April 19, 2008 – 7:58 pm
Suddenly it’s spring. Yesterday and today it got into the high 70s. Having lunch outside yesterday with coworkers I could feel a bit of sunburn.
I forgot to set the alarm a little later like I usually do on weekends, so off it went at 7:15. L. and I got up, got dressed, looked at the dishes in the sink and the blankets still stacked in the living room from her parents’ recent visit and we went around the corner to the old diner instead.
When we got back home it wasn’t even 9:30. We had the whole day open to us. It was too nice a day for the Whitney Biennial, too nice for projects around the apartment. We could get out. Should we go to Coney Island? To Central Park?
I know. The NY Botanical Garden up in the Bronx. How often are we up and ready to go out early enough to get to the Bronx by subway hours before lunch?
Just like when we went to the Zoo last year, we found it was a quicker trip than we imagined. Around 10:30 we were walking the eight blocks downhill along Bedford Av. from the Grand Concourse.
We haven’t been able to find the charger for the digital camera, so L. was hoping to find a disposable camera for the day. And maybe a chocolate malted. It was that kind of morning. Scanning the stores surrounding an intersection a block away from the park, we spotted a West African grocery store. In we went, L. making a beeline for the spices and me asking if they had any cookbooks. Of the three guys working there, who also seemed to have a moving business with ties to the African emigre communities in Maryland, one didn’t know of any cookbooks, the others had seen them for sale in Maryland, not so much in NYC, sorry. We asked for help picking a set of ingredients that would complete at least one coherent dish, since the store’s spices, starches, legumes and oils covered a stretch of the continent, most prominently the countries roughly from Ghana to Nigeria. This got them going. Peanut stews, goat soup with mackerel (made with “burnt” goat, not raw stuff), grilled meat rubbed with uziza, a peppery powder from a leaf, fish soup with ground crawfish. No, said one, you have to go to one of the restaurants around here, see what you like, then come back for ingredients. Are there any restaurants close to here? None to walk to. We got addresses and phone numbers for one in Harlem, one elsewhere in the Bronx.

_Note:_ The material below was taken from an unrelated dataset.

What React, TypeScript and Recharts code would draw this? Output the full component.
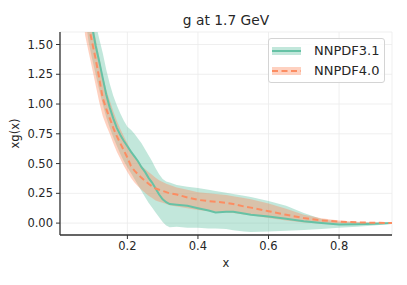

In the end we walked out with the uziza, the ground dried crawfish, a bag of oat flour for fufu since it was higher in fiber than things like yam and cassava. We got a bottle of palm oil and a can of a ready-made palm paste that’s a foundation for some Ghanaian stews and a hassle to make from scratch and a couple of those super-hot scotch bonnet-y peppers which I remember going great with some West African stews I had years ago.
I carried it around for hours while we made our way around maybe a quarter of the Bortanical Garden, which is enormous and beautiful, from the 1902 crystal palace exhibition hall full of palm trees and rainforest foliage to the promenade lined with dozens of exotic tulip varietals and the stands of picture-perfect blossoming trees, petals drifting like snow in the warm summery wind.
By 2:30 we were flowered out but keen on coming back, and we left via the southern gate looking out on the Fordham campus. We walked maybe a half mile in an arc around Fordham to Arthur Avenue, one of the two intersecting main drags of the still fairly vital little Italy in the Belmont neighborhood. It’s changing, of course, like all of New York always is, but even with the ever-growing and slowly assimilating Albanian community and a clear influx of Mexicans, the dominant feel is still Italian and there is still an impossibly dense array of pork stores, pasta shops, Catholic knickknack emporia and above all, bakeries, possibly because the neighborhood’s Achilles heel, its remoteness from the subways, has served to buffer it from the gentrification and redevelopment that have coursed through so many other neighborhoods these last 15-20 years or so. We had some decent but not amazing mini pastries at Egidio, sampled some dryish but properly crisp and eggy egg bows/kichel from Gino and got a super loaf of pane di casa from the now-Albanian Terranova on 187th. The minute we paid for it and tore off a crusty, chewy hunk of it, I bought a bag of breadsticks and two of taralli, so by the time we made it to the Madonia on Arthur, we’d filled our sensible carb quota and had to leave it for next time, got a ball of a terrific kashkaval-like Italian cheese at Calandras, some marinated eggplant, a couple of ripe, red $1/lb. tomatoes, and headed home, exhausted. We did the dishes, straightened up a bit with energy we didn’t think we had, opened a bottle of red and sat down to a feast of the Italian finds.
We must have walked something like 5 miles.